**Supplied information:**
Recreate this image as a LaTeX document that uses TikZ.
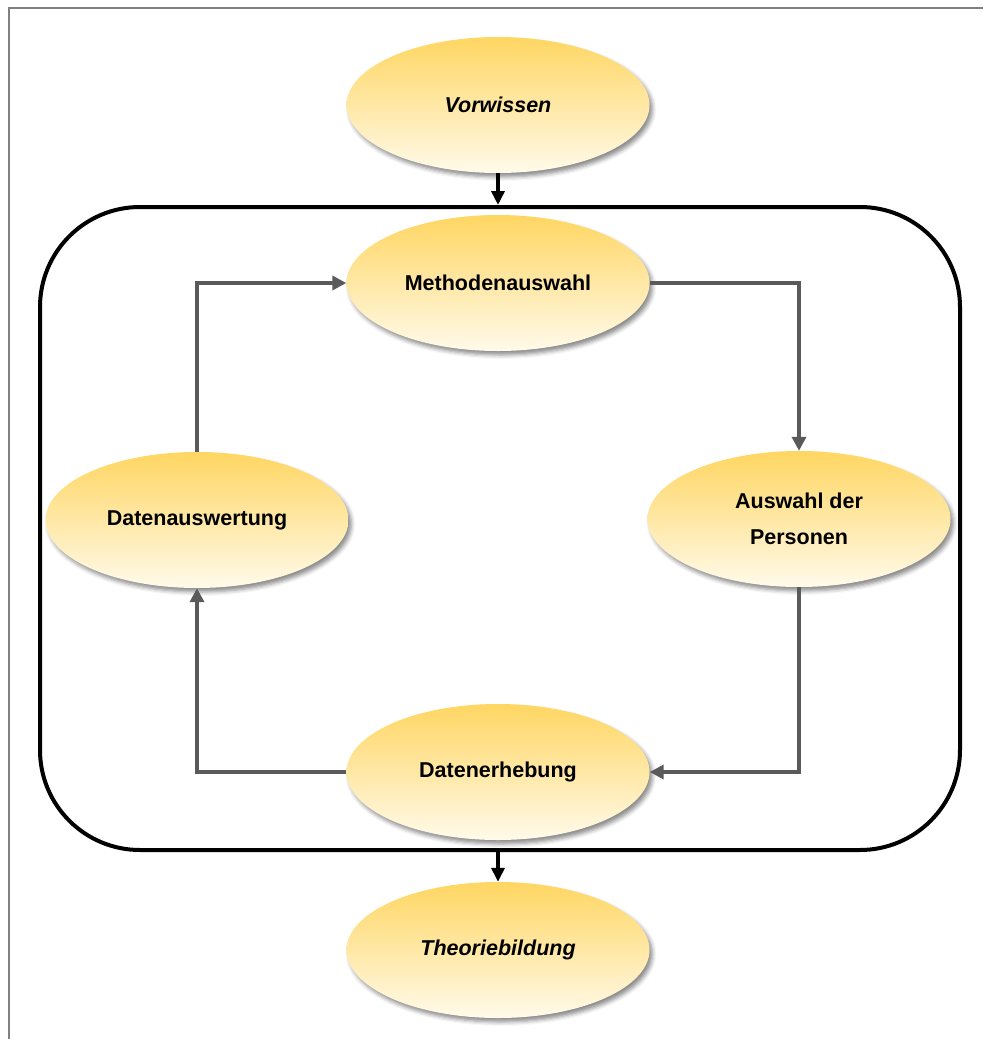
\documentclass[tikz,border=0pt]{standalone}
\usepackage{fontspec}
\setmainfont{Liberation Sans}
\usepackage{tikz}
\usetikzlibrary{arrows.meta,positioning,shapes.geometric,shadows.blur}
\definecolor{goldtop}{RGB}{255,214,98}
\definecolor{goldbot}{RGB}{255,250,234}
\definecolor{flowgray}{RGB}{90,90,90}
\definecolor{framegray}{RGB}{128,128,128}
\tikzset{
  stepell/.style={ellipse, inner sep=0pt, minimum width=303pt, minimum height=136pt,
                  top color=goldtop, bottom color=goldbot, align=center,
                  font=\fontsize{21.5}{36}\selectfont\bfseries,
                  blur shadow={shadow xshift=3pt, shadow yshift=-4pt,
                               shadow blur radius=4pt, shadow opacity=45}},
  ioell/.style={stepell, font=\fontsize{21.5}{36}\selectfont\bfseries\itshape},
  loopframe/.style={draw, line width=4pt, rounded corners=100pt, minimum width=920pt,
                    minimum height=643pt, inner sep=0pt},
  flow/.style={-{Triangle[length=14pt, width=14pt]}, line width=4pt, flowgray},
  inflow/.style={-{Triangle[length=14pt, width=13pt]}, line width=4pt, black},
}

\begin{document}
\begin{tikzpicture}[x=1pt, y=-1pt]
  \useasboundingbox (0,0) rectangle (983,1039);
  \draw[framegray, line width=2pt] (9,1039) -- (9,8) -- (983,8);

  % research cycle
  \node[loopframe] (cycle) at (500,528.5) {};
  \node[ioell] (vorw) at (498,105) {Vorwissen};
  \node[stepell] (meth) at (498,283) {Methodenauswahl};
  \node[stepell] (pers) at (799,519) {Auswahl der\\ Personen};
  \node[stepell] (erh) at (498,772) {Datenerhebung};
  \node[stepell] (ausw) at (197,520) {Datenauswertung};
  \node[ioell] (theo) at (498,950) {Theoriebildung};

  \draw[inflow] (vorw) -- (vorw |- cycle.north);
  \draw[inflow] (cycle.south -| theo) -- (theo);
  \draw[flow] (meth.east) -| (pers.north);
  \draw[flow] (pers.south) |- (erh.east);
  \draw[flow] (erh.west) -| (ausw.south);
  \draw[flow] (ausw.north) |- (meth.west);
\end{tikzpicture}
\end{document}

**Written problem:**
Pictures are excluded; extract exactly the lines from the start of the data through the line that holds "(9,8) -- (983,8);", both ends included.

**Answer for this exercise:**
Recreate this image as a LaTeX document that uses TikZ.
\documentclass[tikz,border=0pt]{standalone}
\usepackage{fontspec}
\setmainfont{Liberation Sans}
\usepackage{tikz}
\usetikzlibrary{arrows.meta,positioning,shapes.geometric,shadows.blur}
\definecolor{goldtop}{RGB}{255,214,98}
\definecolor{goldbot}{RGB}{255,250,234}
\definecolor{flowgray}{RGB}{90,90,90}
\definecolor{framegray}{RGB}{128,128,128}
\tikzset{
  stepell/.style={ellipse, inner sep=0pt, minimum width=303pt, minimum height=136pt,
                  top color=goldtop, bottom color=goldbot, align=center,
                  font=\fontsize{21.5}{36}\selectfont\bfseries,
                  blur shadow={shadow xshift=3pt, shadow yshift=-4pt,
                               shadow blur radius=4pt, shadow opacity=45}},
  ioell/.style={stepell, font=\fontsize{21.5}{36}\selectfont\bfseries\itshape},
  loopframe/.style={draw, line width=4pt, rounded corners=100pt, minimum width=920pt,
                    minimum height=643pt, inner sep=0pt},
  flow/.style={-{Triangle[length=14pt, width=14pt]}, line width=4pt, flowgray},
  inflow/.style={-{Triangle[length=14pt, width=13pt]}, line width=4pt, black},
}

\begin{document}
\begin{tikzpicture}[x=1pt, y=-1pt]
  \useasboundingbox (0,0) rectangle (983,1039);
  \draw[framegray, line width=2pt] (9,1039) -- (9,8) -- (983,8);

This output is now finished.